Per prima puntata, s’intende proprio la prima assoluta (insomma, si fa riferimento alla prima stagione), giusto per non creare qui pro quo. Prima di vedere il pilot di Narcos avevo sentito pronunciare il nome di Pablo Escobar in un’altra occasione narrativa: in Blow, il capolavoro di Ted Demme con Johnny Depp.
Molti amici mi avevano consigliato di guardare Narcos, la Serie Tv targata Netflix. Non te ne pentirai, dicevano. A causa di una pessima inclinazione caratteriale, inizialmente, sono restia ad accettare consigli che, a conti fatti, si rivelano sempre ottimi. Prima o poi, comunque, cedo. Vi racconto cosa è successo quando ho ceduto al “Re della Cocaina“.
Questi sono i cinque punti sui quali si è focalizzata la mia attenzione dopo la prima puntata di Narcos:
1) Voce fuori campo
Sembrerà una cosa alquanto sciocca, ma da non sottovalutare.
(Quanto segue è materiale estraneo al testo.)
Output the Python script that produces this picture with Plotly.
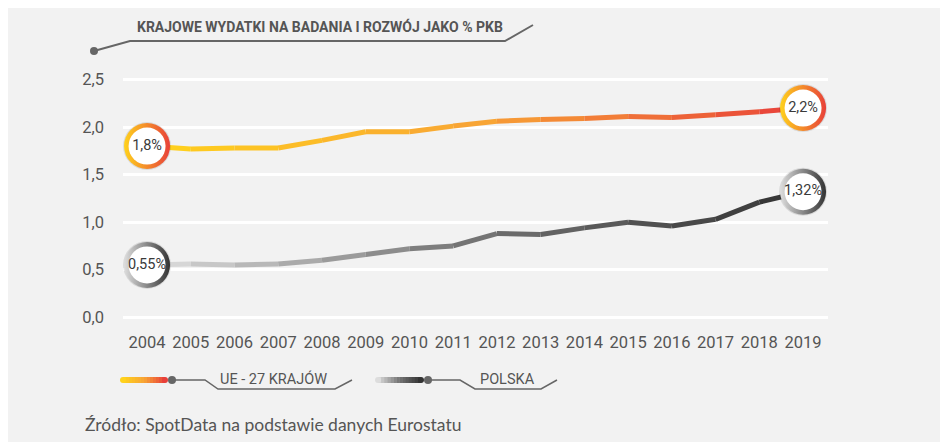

La voce fuori campo non l’ha di certo inventata Narcos, sia ben chiaro, ma ha una forza espressiva indiscussa. A dire il vero, limitarsi alla voce fuori campo per parlare dell’efficacia comunicativa del primo episodio della Serie Tv è fuorviante. Il pilot, infatti, si apre in medias res e con un flashfoward: la DEA scopre, mediante un’intercettazione, che tale Poison (a quanto pare un pezzo grosso del narcotraffico, in qualche modo legato a Pablo Escobar) sta per andare a festeggiare in un locale di Medelin. Nel giro di qualche telefonata, l’informazione arriva alle orecchie “giuste” e Poison e i suoi scagnozzi vengono massacrati. Ecco che Narcos ci si mostra, sin dall’inizio, come una miscela di potenza dei contenuti e della forma, creando subito uno stile narrativo poderoso e diretto al contempo.
Infatti, stiamo assistendo a qualcosa che accade dopo le prime fasi della costruzione dell’impero di Escobar, e mediante questo stratagemma si crea anche la giusta suspense: i personaggi che ci vengono presentati non comprendono il protagonista. Si tratta delle “forze dell’ordine” e di un malavitoso che pensiamo possa essere connesso a Pablo, ma nulla di più. Così facendo, lo spettatore viene calato nel cuore della storia, senza ancora conoscerne le coordinate. Si tratta di un vero e proprio “rapimento” narrativo e tu che guardi ti senti spaesato, ma, al contempo, completamente coinvolto in una faccenda che non ti è ancora chiara per niente, ma proprio in virtù di questo fatto ti intriga ancora di più.
Torniamo al punto iniziale: la voce fuori campo. Tali eventi vengono narrati da una voce fuori campo che si palesa immediatamente come quella di un personaggio molto bene informato, probabilmente coinvolto in prima persona nella losca vicenda. Ben presto scopriremo trattarsi di Steve Murphy, un agente della DEA implicato in questa folle storia. Ciò ci permette di individuare il punto di vista attraverso il quale (almeno parzialmente) ci vengono raccontati gli accadimenti. Il fatto che il narratore sia un personaggio implicato nelle vicissitudini narrate e che si ponga in un modo tanto confidenziale con lo spettatore, crea un’atmosfera di familiarità che ci fa sentire subito coinvolti nel racconto.